# Regular Expressions in Python

### Q1: How to search for a pattern in a string using Regex?
==> The re.search() function is used to search for a pattern in a string. It returns a match object if the pattern is found, otherwise, it returns None. Here's an example:

In [44]:
import re 

pattern = r"world"
# The r before the pattern denotes a raw string literal in Python. It is used to ensure that backslashes in the string are treated as literal characters and not as escape characters.

text = "Hello, World, world, World, world"

match = re.search(pattern, text)

print(match)

<re.Match object; span=(14, 19), match='world'>


In [3]:
import re

pattern = r"world"
text = "Hello, World, world, World, world"

match = re.search(pattern, text)

if match:
    print("Pattern found:", match.group()) 
else:
    print("Pattern not found.")

# match.group() is used to extract the actual substring that matches the specified pattern from the input text.

Pattern found: world


### Q2: How to find all occurrences of a pattern in a string?
==> The re.findall() function can be used to find all occurrences of a pattern in a string. It returns a list of all matches.

In [45]:
pattern = r"world"
text = "Hello, World, world, World, world"

matches = re.findall(pattern, text)
print("All occurrences:", matches)

All occurrences: ['world', 'world']


### Q3: How to match a pattern at the beginning and end of a string?

In [29]:
import re

paragraph = """Hello, world!
This is a sample paragraph.
It contains multiple lines of text.
The world is a vast and interesting place!"""

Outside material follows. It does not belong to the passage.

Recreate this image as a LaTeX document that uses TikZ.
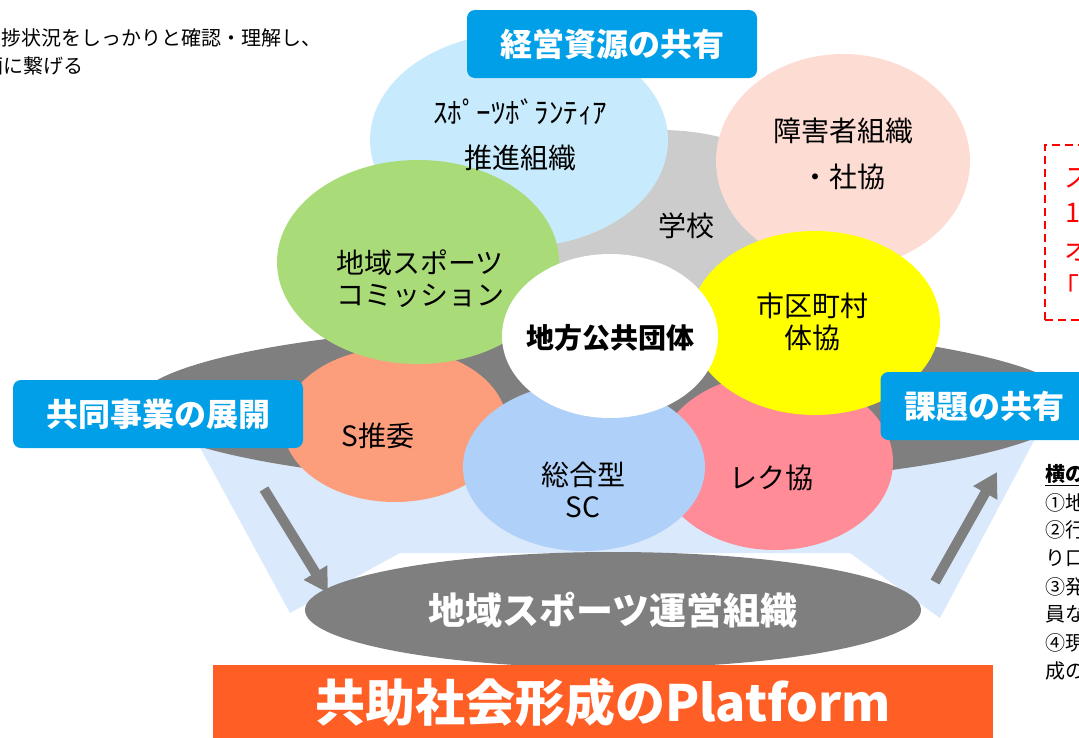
\documentclass[tikz,border=0pt]{standalone}
\usepackage{fontspec}
\setmainfont{Noto Sans CJK JP}
\usetikzlibrary{shapes.geometric,arrows.meta}
\definecolor{cvol}{HTML}{C7EBFC}
\definecolor{cpeach}{HTML}{FDDDD3}
\definecolor{cschool}{HTML}{CCCCCC}
\definecolor{cgreen}{HTML}{A9DC79}
\definecolor{cyellow}{HTML}{FFFF00}
\definecolor{csalmon}{HTML}{FC9E7C}
\definecolor{cpink}{HTML}{FF8C97}
\definecolor{csc}{HTML}{AFD0F8}
\definecolor{cbg}{HTML}{DAE9FC}
\definecolor{ctag}{HTML}{009FE8}
\definecolor{cdark}{HTML}{7F7F7F}
\definecolor{corange}{HTML}{FF5E24}
\definecolor{cred}{HTML}{FF0000}
\begin{document}
\begin{tikzpicture}[x=1pt,y=-1pt,
  blob/.style={ellipse, inner sep=0pt, draw=none},
  lbl/.style={font=\fontsize{28}{32}\selectfont, align=center, text=black, inner sep=0pt},
  tag/.style={fill=ctag, rounded corners=8pt, text=white, inner sep=0pt,
    font=\bfseries\fontsize{32}{36}\selectfont},
  bigarrow/.style={draw=cdark, line width=10pt,
    -{Triangle[length=24pt,width=26pt]}},
  note/.style={font=\fontsize{20}{24}\selectfont, inner sep=0pt, anchor=west},
  rednote/.style={font=\fontsize{27}{30}\selectfont, text=cred, inner sep=0pt, anchor=west}
]
\useasboundingbox (0,0) rectangle (1079,737);
\clip (0,0) rectangle (1079,737);

% top-left text (cut at the left edge)
\node[note, anchor=east] (tl1) at (322,38) {進捗状況をしっかりと確認・理解し、};
\node[note] (tl2) at (-17,66) {画に繋げる};

% light-blue background band
\fill[cbg] (185,420) -- (1045,420) -- (940,618) -- (850,553) -- (400,553) -- (290,613) -- cycle;

% big gray base ellipse
\node[blob, fill=cdark, minimum width=940pt, minimum height=164pt] (base) at (605,405) {};

% circles
\node[blob, fill=cschool, minimum width=300pt, minimum height=170pt] (school) at (660,215) {};
\node[blob, fill=cvol, minimum width=298pt, minimum height=214pt] (vol) at (519,140) {};
\node[blob, fill=cpeach, minimum width=254pt, minimum height=214pt] (shog) at (843,161) {};
\node[blob, fill=csalmon, minimum width=224pt, minimum height=154pt] (ssui) at (395,425) {};
\node[blob, fill=cpink, minimum width=236pt, minimum height=176pt] (rec) at (775,462) {};
\node[blob, fill=cgreen, minimum width=282pt, minimum height=204pt] (comm) at (418,262) {};
\node[blob, fill=cyellow, minimum width=250pt, minimum height=184pt] (city) at (815,323) {};
\node[blob, fill=csc, minimum width=242pt, minimum height=168pt] (sc) at (584,467) {};
\node[blob, fill=white, minimum width=216pt, minimum height=164pt] (gov) at (610,336) {};

% circle labels
\node[lbl, font=\fontsize{29}{32}\selectfont] (volT1) at (520,112) {ｽﾎﾟｰﾂﾎﾞﾗﾝﾃｨｱ};
\node[lbl] (volT2) at (520,158) {推進組織};
\node[lbl, font=\fontsize{28}{46}\selectfont] (shogT) at (843,154) {障害者組織\\・社協};
\node[lbl] (schoolT) at (686,226) {学校};
\node[lbl] (commT) at (420,279) {地域スポーツ\\コミッション};
\node[lbl] (cityT) at (812,322) {市区町村\\体協};
\node[lbl, font=\bfseries\fontsize{28}{32}\selectfont] (govT) at (610,338) {地方公共団体};
\node[lbl] (ssuiT) at (378,436) {S推委};
\node[lbl] (scT) at (583,490) {総合型\\SC};
\node[lbl] (recT) at (771,478) {レク協};

% bottom ellipse
\node[blob, fill=cdark, minimum width=616pt, minimum height=116pt,
  text=white, font=\bfseries\fontsize{37}{40}\selectfont] (org) at (613,610) {地域スポーツ運営組織};

% arrows
\coordinate (la1) at (264,489);
\coordinate (la2) at (328,593);
\coordinate (ra1) at (935,582);
\coordinate (ra2) at (997,472);
\draw[bigarrow] (la1) -- (la2);
\draw[bigarrow] (ra1) -- (ra2);

% orange platform bar
\node[fill=corange, minimum width=780pt, minimum height=74pt, inner sep=0pt,
  text=white, font=\bfseries\fontsize{50}{54}\selectfont] (plat) at (603,702) {共助社会形成のPlatform};

% blue tags
\node[tag, minimum width=290pt, minimum height=68pt] (tagA) at (612,44) {経営資源の共有};
\node[tag, minimum width=290pt, minimum height=68pt] (tagB) at (158,414) {共同事業の展開};
\node[tag, minimum width=207pt, minimum height=68pt] (tagC) at (984,406) {課題の共有};

% red dashed note (cut at right)
\draw[cred, line width=2.5pt, dash pattern=on 8pt off 5pt] (1045,320) -- (1045,145) -- (1100,145);
\draw[cred, line width=2.5pt, dash pattern=on 8pt off 5pt] (1045,320) -- (1100,320);
\node[rednote] (r1) at (1064,178) {ス};
\node[rednote] (r2) at (1065,213) {1};
\node[rednote] (r3) at (1064,250) {オ};
\node[rednote] (r4) at (1052,286) {「};

% right side notes (cut at right)
\node[note, font=\bfseries\fontsize{20}{24}\selectfont] (n0) at (1045,475) {\underline{横の}};
\node[note] (n1) at (1045,503) {①地};
\node[note] (n2) at (1045,530) {②行};
\node[note] (n3) at (1045,558) {り口};
\node[note] (n4) at (1045,587) {③発};
\node[note] (n5) at (1045,614) {員な};
\node[note] (n6) at (1045,643) {④現};
\node[note] (n7) at (1045,671) {成の};
\end{tikzpicture}
\end{document}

# Check if the paragraph starts with "Hello"
pattern_start = r"^Hello"
match_start = re.search(pattern_start, paragraph)

if match_start:
    print("Pattern found at the beginning:", match_start.group())
else:
    print("Pattern not found at the beginning.")

# Check if the paragraph ends with "place."
pattern_end = r"place.$"
# pattern_end = r"place\.$"

match_end = re.search(pattern_end, paragraph)

if match_end:
    print("Pattern found at the end:", match_end.group())
else:
    print("Pattern not found at the end.")

# The dot (.) is a special character that matches any character except for a newline.
# The \. ensures that the dot is treated as a literal dot and not as the special regex character that matches any character.

Pattern found at the beginning: Hello
Pattern found at the end: place!


### Q4: Validate Email Addresses using RegEx

In [35]:
import re

def is_valid_email(email):
    pattern = r'^[\w\.-]+@[\w\.-]+\.\w+$'
    match = re.search(pattern, email)
    if match:
        return f"{email} is a valid Email Address."
    else:
        return f"{email} is not a valid Email Address."

e1 = is_valid_email("user@gmail.com")
e2 = is_valid_email("a@a.com")
e3 = is_valid_email("123@.in")

print(e1)
print(e2)
print(e3)

user@gmail.com is a valid Email Address.
a@a.com is a valid Email Address.
123@.in is not a valid Email Address.


### Q5: Validate a phone number of 10 digits that starts with "70" and ends with "86"

In [42]:
import re

def is_valid_phno(number):
    pattern = r'^70\d{6}86$'
    match = re.search(pattern, number)
    if match:
        return f"{number} is a valid phone number."
    else:
        return f"{number} is not a valid phone number."

p1 = is_valid_phno("7017536786")
p2 = is_valid_phno("12345678")
p3 = is_valid_phno("70203633386")

print(p1)
print(p2)
print(p3)

7017536786 is a valid phone number.
12345678 is not a valid phone number.
70203633386 is not a valid phone number.


### Question 6: Extracting Domain Name

Write a Python function extract_domain(email) that extracts and returns the domain name from an email address. For example, given the email "user@example.com", the function should return "example".

In [66]:
def extract_domain(email):
    pattern = r"(@{1})(\w+)(\.)"
    match = re.search(pattern, email)
    if match:
        return match.group(2)
    else:
        print("Not valid email")

d1 = extract_domain("arshad@google.com")

print(d1)
    

google


### Question 7: Finding Duplicate Words

Write a Python function find_duplicates(text) that takes a string as input and returns a list of unique duplicate words in the text. For example, given the text "the the quick brown fox fox", the function should return ["the", "fox"].

In [79]:
def find_duplicate(text):
    pattern = r"\b\w+\b"
    match = re.findall(pattern, text)

    duplicates = []
    for i in match:
        times = match.count(i)
        if times > 1:
            duplicates.append(i)

    return list(set(duplicates))

text = "the the quick brown fox fox"
t1 = find_duplicate(text)

print(t1)

{'the', 'fox'}


Instead of using list(set(duplicates)) at the end, you can directly return duplicates.

In this version, I added and word not in duplicates to the condition to ensure that each duplicate is added only once to the duplicates list. This avoids duplicate entries in the final result.

In [82]:
def find_duplicates(text):
    pattern = r'\b\w+\b'
    matches = re.findall(pattern, text.lower())

    duplicates = []
    for word in matches:
        times = matches.count(word)
        if times > 1 and word not in duplicates:
            duplicates.append(word)

    return duplicates

text = "the the quick brown fox fox"
t1 = find_duplicates(text)

print(t1)

['the', 'fox']


### Question 8: Password Strength Checker

Write a function is_strong_password(password) that uses regex to check if a given password is strong. A strong password should have at least 8 characters, contain both uppercase and lowercase letters, and include at least one digit.

In [87]:
def is_strong_password(password):
    pattern = r"^(?=.*[a-z])(?=.*[A-Z])(?=.*\d).{8,}$"
    match = re.match(pattern, password)
    if match:
        return "It is a strong Password."
    else:
        return "Weak Password"

password1 = "Abcdef12"
password2 = "abc123"
password3 = "ABCDEFGH"

print(is_strong_password(password1))
print(is_strong_password(password2))  
print(is_strong_password(password3))  

It is a strong Password.
Weak Password
Weak Password